Pemahaman akan diri ini tidak lepas dari jati diri ini manusia terdiri dari kompenen keilahian, keselarasan unsur-unsur jasmani-ruhani dan kebertujuan, maka ketiganya merupakan hal intrinsik pada manusia. Oleh karena itu sudah seharusnya manusia menyadari hal tersebut. Kesadaran ini diperoleh terutama bukan melalui konseptualisasi melainkan melalui modus pengetahuan-diri yang langsung, pra-konseptual yang dalam terma filsafat Islam disebut ilmu hudhuri. Modus pengetahuan ini pun dikenal dalam kearifan para leluhur di Nusantara sebagai pengetahuan rasa, ilmu eling lan waspada (bukan emut atau ingat dalam pengertian memori kognitif namun ontologis), yang dicapai dengan cara mengasah kesadaran untuk memperhatikan diri dari dalam, yang dikenal sebagai modus ngariksa-diri dan atau aji-diri.

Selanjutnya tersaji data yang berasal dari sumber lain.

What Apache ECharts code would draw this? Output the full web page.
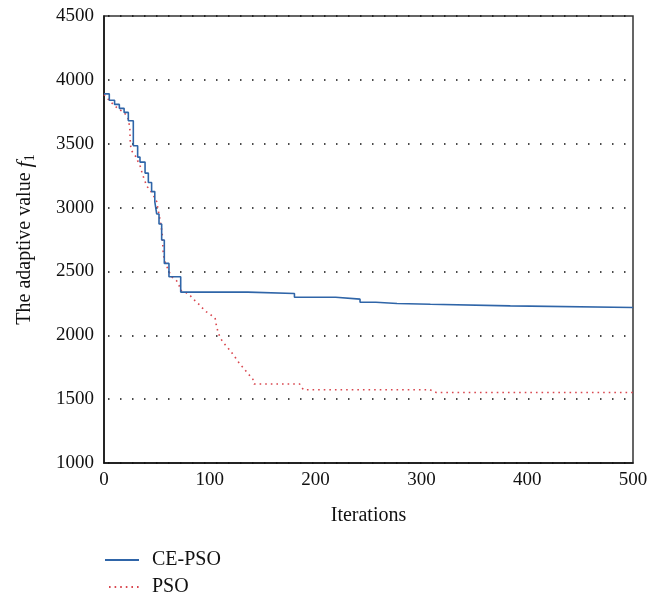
<!DOCTYPE html>
<html>
<head>
<meta charset="utf-8">
<script src="https://cdn.jsdelivr.net/npm/echarts@6/dist/echarts.min.js"></script>
<style>
  html, body { margin: 0; padding: 0; background: #fff; }
  #chart { width: 661px; height: 595px; }
</style>
</head>
<body>
<div id="chart"></div>
<script>
// CE-PSO best value, [iteration, value] at each change (step curve)
const cePso = [
  [0, 3890], [5, 3840], [10, 3808], [14.5, 3777], [19, 3745], [23, 3680],
  [27.7, 3484], [31.8, 3395], [34, 3356], [38.8, 3270], [41.9, 3196],
  [45, 3125], [48, 3046], [49.8, 2950], [52, 2871], [54.5, 2746],
  [57, 2563], [61.4, 2458], [72.5, 2338], [136, 2327], [180, 2298],
  [219, 2283], [242, 2259], [257, 2249], [277, 2243], [308.5, 2230],
  [384, 2218], [500, 2218]
];

// PSO best value
const pso = [
  [0, 3885], [3.8, 3850], [7, 3823], [10, 3797], [14, 3771], [17.6, 3752],
  [20.8, 3727], [23.3, 3688], [24.6, 3601], [24.6, 3549], [25.5, 3452],
  [30, 3400], [34.6, 3316], [36, 3270], [40.3, 3170], [45.6, 3112],
  [49.8, 3046], [51, 2989], [53, 2903], [55, 2798], [56, 2641], [57, 2589],
  [60.8, 2510], [64, 2458], [68.7, 2426], [70.9, 2392], [72, 2353],
  [77, 2338], [82, 2306], [86.5, 2267], [91, 2233], [95, 2194],
  [100, 2165], [105, 2136], [106, 2086], [107.5, 2034], [109.7, 1982],
  [112.8, 1943], [117, 1903], [121, 1861], [124.6, 1820], [128.4, 1775],
  [132.6, 1736], [136.4, 1696], [140.5, 1662], [141.8, 1618], [185, 1618],
  [188.4, 1574], [308, 1574], [314, 1552], [500, 1552]
];

const xTicks = [0, 100, 200, 300, 400, 500];
const yTicks = [1000, 1500, 2000, 2500, 3000, 3500, 4000, 4500];

const font = 'Liberation Serif';

let myChart = echarts.init(document.getElementById('chart'));
let options = {
  animation: false,
  textStyle: { fontFamily: font },
  grid: {
    left: 104, right: 28, top: 16, bottom: 132,
    show: true, borderColor: '#333', borderWidth: 1.5, backgroundColor: 'transparent'
  },
  legend: {
    orient: 'vertical',
    left: 99,
    top: 545,
    height: 70,
    itemWidth: 34,
    itemHeight: 12,
    itemGap: 7,
    itemStyle: { opacity: 0 },
    textStyle: { fontFamily: font, fontSize: 20, lineHeight: 20, color: '#111', padding: [0, 0, 0, 8] },
    data: ['CE-PSO', 'PSO']
  },
  xAxis: {
    type: 'value',
    min: xTicks[0],
    max: xTicks[xTicks.length - 1],
    interval: 100,
    name: 'Iterations',
    nameLocation: 'middle',
    nameGap: 43,
    nameTextStyle: { fontFamily: font, fontSize: 20, color: '#111' },
    axisLine: { lineStyle: { color: '#111', width: 1.5 } },
    axisTick: { show: false },
    axisLabel: { fontFamily: font, fontSize: 19, color: '#111', margin: 8, formatter: v => String(v) },
    splitLine: { show: false }
  },
  yAxis: {
    type: 'value',
    min: yTicks[0],
    max: yTicks[yTicks.length - 1],
    interval: 500,
    name: 'The adaptive value {i|f}{s|1}',
    nameLocation: 'middle',
    nameGap: 67,
    nameTextStyle: {
      fontFamily: font, fontSize: 20, color: '#111',
      rich: {
        i: { fontFamily: font, fontStyle: 'italic', fontSize: 22, color: '#111' },
        s: { fontFamily: font, fontSize: 14, color: '#111', verticalAlign: 'bottom', padding: [10, 0, 0, 0] }
      }
    },
    axisLine: { show: true, lineStyle: { color: '#111', width: 1.5 } },
    axisTick: { show: false },
    axisLabel: { fontFamily: font, fontSize: 19, color: '#111', margin: 10, formatter: v => String(v) },
    splitLine: {
      show: true,
      lineStyle: { color: '#111', width: 1.5, type: [1.5, 10.5], dashOffset: -4 }
    }
  },
  series: [
    {
      name: 'CE-PSO',
      type: 'line',
      step: 'end',
      symbol: 'none',
      data: cePso,
      lineStyle: { color: '#2f65a8', width: 1.6 },
      itemStyle: { color: '#2f65a8' },
      z: 3
    },
    {
      name: 'PSO',
      type: 'line',
      symbol: 'none',
      data: pso,
      lineStyle: { color: '#d9474f', width: 1.6, type: [1.6, 4] },
      itemStyle: { color: '#d9474f' },
      z: 2
    }
  ]
};
myChart.setOption(options);
</script>
</body>
</html>
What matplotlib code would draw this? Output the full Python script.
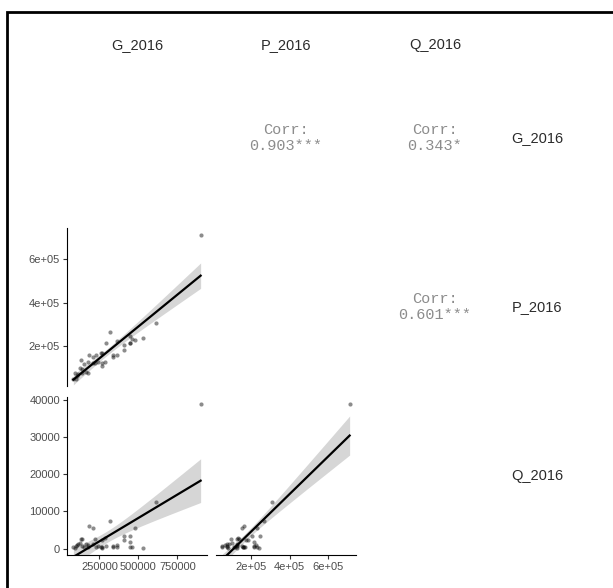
import numpy as np
import matplotlib
matplotlib.use("Agg")
import matplotlib.pyplot as plt
from matplotlib.patches import Rectangle

# variables and their values per observation
var_names = ["G_2016", "P_2016", "Q_2016"]

G_2016 = [899000, 610000, 321000, 186000, 207000, 480000, 407000, 447000, 409000, 449000,
          130000, 136000, 224000, 265000, 289000, 291000, 362000, 458000, 529000, 362000,
          334000, 335000, 228000, 261000, 244000, 265000, 177000, 207000, 149000, 128000,
          267000, 91000, 115000, 138000, 164000, 175000, 83000, 100000, 106000, 443000]
P_2016 = [712000, 306000, 267000, 162000, 150000, 230000, 204000, 247000, 185000, 215000,
          136000, 97000, 124000, 171000, 129000, 215000, 224000, 232000, 239000, 159000,
          159000, 150000, 162000, 167000, 127000, 124000, 127000, 124000, 117000, 98500,
          111000, 79000, 73000, 76000, 83000, 76000, 50000, 50000, 65000, 215000]
Q_2016 = [38800, 12400, 7300, 6000, 5400, 5500, 3500, 3400, 2300, 1700,
          2700, 2700, 2500, 2300, 2850, 700, 1000, 300, 200, 500,
          300, 800, 300, 400, 600, 200, 900, 1200, 500, 1500,
          300, 200, 1100, 700, 1200, 400, 300, 600, 1000, 400]

corr_labels = {(0, 1): "Corr:\n0.903***", (0, 2): "Corr:\n0.343*", (1, 2): "Corr:\n0.601***"}

x_ticks = {0: [250000, 500000, 750000], 1: [200000, 400000, 600000]}
x_ticklabels = {0: ["250000", "500000", "750000"], 1: ["2e+05", "4e+05", "6e+05"]}
y_ticks = {1: [200000, 400000, 600000], 2: [0, 10000, 20000, 30000, 40000]}
y_ticklabels = {1: ["2e+05", "4e+05", "6e+05"], 2: ["0", "10000", "20000", "30000", "40000"]}

data = [np.array(G_2016, float), np.array(P_2016, float), np.array(Q_2016, float)]

W, H = 613, 588
fig = plt.figure(figsize=(W / 100, H / 100), dpi=100)
fig.patch.set_facecolor("white")

col_left = [67, 216, 365]
row_top = [59, 228, 397]
pw, ph = 140, 158


def px_axes(l, t, w, h):
    return fig.add_axes([l / W, 1 - (t + h) / H, w / W, h / H])


def padded(v):
    r = v.max() - v.min()
    return v.min() - 0.05 * r, v.max() + 0.05 * r


def lm_band(x, y, n=80):
    b, a = np.polyfit(x, y, 1)
    xs = np.linspace(x.min(), x.max(), n)
    resid = y - (a + b * x)
    dof = len(x) - 2
    s = np.sqrt(np.sum(resid ** 2) / dof)
    se = s * np.sqrt(1 / len(x) + (xs - x.mean()) ** 2 / np.sum((x - x.mean()) ** 2))
    t = 2.024
    fit = a + b * xs
    return xs, fit, fit - t * se, fit + t * se


tick_font = dict(family="Liberation Sans", size=8, color="#4d4d4d")

for i in range(3):
    for j in range(3):
        if i == j:
            continue
        ax = px_axes(col_left[j], row_top[i], pw, ph)
        if j > i:
            ax.axis("off")
            ax.text(0.5, 0.5, corr_labels[(i, j)], ha="center", va="center",
                    family="Liberation Mono", fontsize=11, color="#8c8c8c",
                    linespacing=1.2, transform=ax.transAxes)
            continue
        x, y = data[j], data[i]
        xs, fit, lo, hi = lm_band(x, y)
        ax.fill_between(xs, lo, hi, color="#999999", alpha=0.4, lw=0, zorder=1)
        ax.scatter(x, y, s=9, color="black", alpha=0.45, lw=0, zorder=2)
        ax.plot(xs, fit, color="black", lw=1.6, zorder=3)
        ax.set_xlim(*padded(x))
        ax.set_ylim(*padded(y))
        for sp in ax.spines.values():
            sp.set_visible(False)
        ax.tick_params(length=3, width=0.8, color="#333333", pad=2)
        if j == 0:
            ax.spines["left"].set_visible(True)
            ax.spines["left"].set_linewidth(0.8)
            ax.set_yticks(y_ticks[i])
            ax.set_yticklabels(y_ticklabels[i], **tick_font)
        else:
            ax.set_yticks([])
        if i == 2:
            ax.spines["bottom"].set_visible(True)
            ax.spines["bottom"].set_linewidth(0.8)
            ax.set_xticks(x_ticks[j])
            ax.set_xticklabels(x_ticklabels[j], **tick_font)
        else:
            ax.set_xticks([])

# strip labels along the top and right
for k, name in enumerate(var_names):
    fig.text((col_left[k] + pw / 2) / W, 1 - 45 / H, name, ha="center", va="center",
             family="Liberation Sans", fontsize=10.5, color="#2b2b2b")
    fig.text(537 / W, 1 - (row_top[k] + ph / 2) / H, name, ha="center", va="center",
             family="Liberation Sans", fontsize=10.5, color="#2b2b2b")

# outer frame, open to the right and bottom
fig.patches.append(Rectangle((7 / W, -0.2), 1.2, 1.2 - 12 / H, transform=fig.transFigure,
                             fill=False, edgecolor="black", lw=2))

fig.savefig("out.png", dpi=100, facecolor="white")
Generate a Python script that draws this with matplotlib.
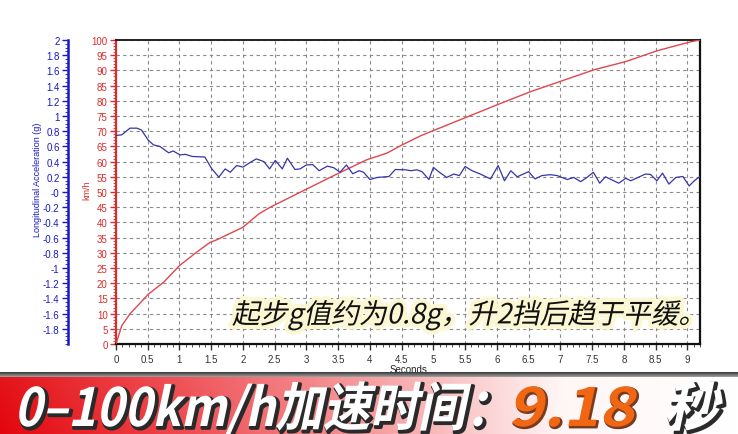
import numpy as np
import matplotlib
matplotlib.use("Agg")
import matplotlib.pyplot as plt
from matplotlib.colors import to_rgba
from matplotlib.patheffects import AbstractPathEffect
from matplotlib.ticker import MultipleLocator, FixedLocator, FormatStrFormatter
from matplotlib.transforms import Affine2D

plt.rcParams["axes.unicode_minus"] = False
plt.rcParams["font.family"] = ["Liberation Sans", "DejaVu Sans"]

# speed trace (km/h)
t_speed = [0, 0.09, 0.22, 0.51, 0.75, 1.0, 1.27, 1.48, 1.59, 2.0, 2.25, 2.43,
           2.9, 3.43, 3.95, 4.27, 4.48, 4.8, 5.0, 5.52, 6.03, 6.53, 7.03, 7.53,
           8.03, 8.53, 9.05, 9.2]
speed = [0, 6, 9.9, 16.4, 20.3, 25.8, 30.2, 33.4, 34.3, 38.4, 42.8, 45,
         49.9, 55.4, 60.6, 62.8, 65.2, 68.5, 70.2, 74.6, 78.9, 83, 86.6, 90.2,
         92.9, 96.5, 99.4, 100]

# longitudinal acceleration (g)
t_acc = [0, 0.09, 0.22, 0.33, 0.4, 0.51, 0.59, 0.69, 0.83, 0.9, 1.01, 1.09,
         1.2, 1.4, 1.51, 1.62, 1.72, 1.8, 1.9, 2.0, 2.12, 2.21, 2.33, 2.42,
         2.51, 2.62, 2.7, 2.82, 2.9, 3.0, 3.1, 3.2, 3.33, 3.43, 3.53, 3.63,
         3.73, 3.83, 3.9, 4.0, 4.12, 4.3, 4.4, 4.56, 4.65, 4.74, 4.82, 4.93,
         5.0, 5.1, 5.21, 5.32, 5.41, 5.5, 5.61, 5.74, 5.9, 6.02, 6.12, 6.22,
         6.32, 6.5, 6.6, 6.71, 6.84, 6.95, 7.11, 7.21, 7.32, 7.42, 7.52, 7.62,
         7.71, 7.92, 8.03, 8.11, 8.34, 8.42, 8.52, 8.61, 8.71, 8.82, 8.93, 9.03,
         9.11, 9.2]
acc = [0.744, 0.752, 0.84, 0.84, 0.816, 0.68, 0.62, 0.60, 0.516, 0.54, 0.488, 0.496,
       0.468, 0.46, 0.304, 0.196, 0.304, 0.26, 0.348, 0.328, 0.392, 0.436, 0.40, 0.304,
       0.416, 0.304, 0.444, 0.296, 0.304, 0.356, 0.36, 0.28, 0.34, 0.32, 0.26, 0.356,
       0.24, 0.28, 0.26, 0.164, 0.192, 0.204, 0.296, 0.292, 0.28, 0.292, 0.268, 0.164,
       0.324, 0.256, 0.192, 0.236, 0.216, 0.336, 0.28, 0.236, 0.172, 0.348, 0.148, 0.28,
       0.20, 0.268, 0.172, 0.216, 0.228, 0.216, 0.164, 0.192, 0.136, 0.192, 0.26, 0.116,
       0.20, 0.116, 0.18, 0.148, 0.236, 0.232, 0.148, 0.248, 0.104, 0.192, 0.204, 0.08,
       0.148, 0.204]

note = "起步g值约为0.8g，升2挡后趋于平缓。"
banner_left = "0–100km/h加速时间："
banner_time = "9.18"
banner_unit = "秒"


class Slant(AbstractPathEffect):
    # fake italic: shear (and rescale) the glyph outlines, optional recolour / stroke
    def __init__(self, offset=(0, 0), color=None, lw=0, skew=12, sx=1.0, sy=1.0):
        super().__init__(offset)
        self.color = None if color is None else to_rgba(color)
        self.lw = lw
        self.skew = skew
        self.sx = sx
        self.sy = sy

    def draw_path(self, renderer, gc, tpath, affine, rgbFace=None):
        gc0 = renderer.new_gc()
        gc0.copy_properties(gc)
        face = rgbFace
        if self.color is not None:
            face = self.color
            gc0.set_foreground(self.color)
        gc0.set_linewidth(self.lw)
        gc0.set_joinstyle("round")
        tr = (Affine2D().scale(self.sx, self.sy).skew_deg(self.skew, 0) + affine
              + self._offset_transform(renderer))
        renderer.draw_path(gc0, tpath, tr, face)
        gc0.restore()


W, H = 738, 435
fig = plt.figure(figsize=(W / 100, H / 100), dpi=100)

RED = "#dd2a2a"
BLUE = "#1818c8"

ax = fig.add_axes([116 / W, 90 / H, 584 / W, 304 / H])
ax.plot(t_speed, speed, color="#e0474c", lw=1.0, zorder=3)
ax.set_xlim(0, 9.2)
ax.set_ylim(0, 100)
ax.xaxis.set_major_locator(MultipleLocator(0.5))
ax.xaxis.set_minor_locator(MultipleLocator(0.1))
ax.xaxis.set_major_formatter(FormatStrFormatter("%g"))
ax.yaxis.set_major_locator(MultipleLocator(5))
ax.yaxis.set_minor_locator(MultipleLocator(1))
ax.grid(True, which="major", color="#8a8a8a", linestyle=(0, (3, 3)), lw=0.8)
ax.tick_params(axis="x", which="major", labelsize=7, colors="#333333",
               length=4, width=1, pad=3)
ax.tick_params(axis="x", which="minor", length=2, color="#333333")
ax.tick_params(axis="y", which="major", labelsize=7, colors=RED,
               length=4, width=1, pad=2)
ax.tick_params(axis="y", which="minor", length=2, color=RED)
ax.set_xlabel("Seconds", fontsize=7, color="#222222", labelpad=0)
for s in ["bottom", "right"]:
    ax.spines[s].set_color("#111111")
    ax.spines[s].set_linewidth(1.6)
ax.spines["top"].set_color("#222222")
ax.spines["top"].set_linestyle((0, (2, 1)))
ax.spines["top"].set_linewidth(1.4)
ax.spines["left"].set_color(RED)
ax.spines["left"].set_linewidth(1.6)

ax2 = ax.twinx()
ax2.plot(t_acc, acc, color="#3535a8", lw=0.9, zorder=3)
ax2.set_ylim(-2, 2)
ax2.yaxis.tick_left()
ax2.yaxis.set_label_position("left")
for s in ["right", "top", "bottom"]:
    ax2.spines[s].set_visible(False)
ax2.spines["left"].set_visible(True)
ax2.spines["left"].set_position(("axes", -48 / 584))
ax2.spines["left"].set_color(BLUE)
ax2.spines["left"].set_linewidth(1.8)
ax2.yaxis.set_major_locator(FixedLocator(np.round(np.arange(-1.8, 2.01, 0.2), 1)))
ax2.yaxis.set_minor_locator(MultipleLocator(0.05))
ax2.yaxis.set_major_formatter(FormatStrFormatter("%g"))
ax2.tick_params(axis="y", which="major", labelsize=7, colors=BLUE,
                length=4, width=1, pad=2)
ax2.tick_params(axis="y", which="minor", length=2, color=BLUE)

fig.text(37 / W, 1 - 180 / H, "Longitudinal Acceleration (g)", rotation=90,
         ha="center", va="center", fontsize=6.5, color=BLUE)
fig.text(87 / W, 1 - 190 / H, "km/h", rotation=90, ha="center", va="center",
         fontsize=6.5, color=RED)

# note over the plot
fig.text(232 / W, 1 - 316 / H, note, ha="left", va="center", fontsize=20,
         family=["Noto Sans CJK SC", "DejaVu Sans"], color="#111111",
         path_effects=[Slant(color="#fbf7d2", lw=6), Slant()])

# banner with red-to-white gradient
bx = fig.add_axes([0, 0, 1, 62 / H])
xs = np.linspace(0, 1, W)
stops = [0, 0.2, 0.5, 0.76, 1.0]
cols = np.array([[228, 22, 28], [238, 72, 78], [246, 160, 162], [255, 246, 246],
                 [255, 255, 255]]) / 255
row = np.stack([np.interp(xs, stops, cols[:, k]) for k in range(3)], axis=1)
grad = np.repeat(row[None, :, :], 62, axis=0)
shade = np.linspace(1.0, 0.93, 62)[:, None, None]
grad = np.clip(1 - (1 - grad) * (2 - shade), 0, 1)
border = np.linspace(0.25, 0.6, 5)
for i, b in enumerate(border):
    grad[i, :, :] = b
bx.imshow(grad, aspect="auto", extent=[0, 1, 0, 1], interpolation="bilinear")
bx.set_axis_off()

big = dict(family=["Noto Sans CJK SC", "DejaVu Sans"], weight="black",
           fontsize=36, va="baseline", ha="left")
sy = 1.055
fig.text(14 / W, 8 / H, banner_left, color="white",
         path_effects=[Slant(offset=(1.5, -1.5), color="#2a2a2a", lw=2.5, sx=0.95, sy=sy),
                       Slant(sx=0.95, sy=sy)], **big)
fig.text(508 / W, 8 / H, banner_time, color="#f06612",
         path_effects=[Slant(offset=(1, -1), color="#7a3a20", lw=1.5, sx=1.21, sy=sy),
                       Slant(sx=1.21, sy=sy)], **big)
fig.text(664 / W, 8 / H, banner_unit, color="white",
         path_effects=[Slant(offset=(1.5, -1.5), color="#2a2a2a", lw=2.5, sx=1.11, sy=sy),
                       Slant(sx=1.11, sy=sy)], **big)

fig.savefig("out.png", dpi=100)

Saat manusia memahami dirinya, ia memahami kehandak Ilahi yang hadir dan tujuan abadi keberadaan, tidak lagi bersikap sebagai diri namun bersikap sebagai, meminjam istilah kearifan Nusantara, kawula (abdi) Gusti. Dia bertindak tidak untuk memenuhi keinginan personal dan egoistiknya, namun hanya sebatas mewakili. Dalam hubungan mewakili-diwakili, tidak ada dualitas kepentingan yang saling bersaing, hanya ada kepentingan yang tunggal, yaitu kepentingan sang Gusti, bukan sebaliknya sehingga kaluwa tidak menggustikan diri, merebut hak Gusti karena egoisme diri, namun diri mengawula Gusti, diri selayaknya mempersilahkan segala sesuatunya berdasarkan dan demi sang Gusti. Relasi kemanunggalan Kawula Gusti ini selaras dengan penjelasan Syeikh Jawadi Amuli tentang khalifah Ilahi, di mana:
“seorang wakil atau utusan yang layak, semestinya mengikuti sang Raja dalam seluruh perkara praktis maupun teoritis: mempersepsi seiring persepsi Sang Raja, berkehendak sejalan dengan kehendak sang Raja. Mengklaim diri sebagai khalifah Ilahi tanpa adanya kesejalanan dalam persepsi dan kehendak Tuhan, sama saja dengan mengklaim diri menjadi wakil satu otoritas pada saat ia sebenarnya tunduk pada otoritas yang lain. ‘Pernahkah engkau melihat orang yang menjadikan hawa nafsunya sebagai tuhannya?’ (QS.45:23)”
Nah, di sinilah menariknya. Syeikh Jawadi Amuli membahas begitu banyak dimensi bagaimana lingkungan ditinjau dari perspektif Qurani: bagaimana ramahnya perintah agama terkait pemanfaatan lingkungan yang Islami versus non-Islami (eksploitatif-kapitalistik), pemaknaan kuasa manusia yang Islami versus non-Islami (imperialistik), tugas pemerintahan Islami versus sekularistik, karakter humanistik dan religius dari persoalan lingkungan, dampak-dampak perilaku manusia, masalah kebaikan dan keburukan (tinjauan al-Quran, aspek absolutifitas dan relatifitas, aspek eksistensial dan moral), relasi perbuatan moral (fisik, psikis, dan spiritual) dan kejadian natural, relasi sosial dan dampak environmentalnya. Namun, sebelum menyuguhkan semua penjelasan atas beragam dimensi tersebut beliau, dengan apik beliau membuka prolognya dengan membahas jati diri (struktur ontologis) manusia dan pentingnya manusia mencapai pemahaman-diri yang sejati, seolah semua takkan pernah tercapai tanpa melalui pintu pemahaman-diri.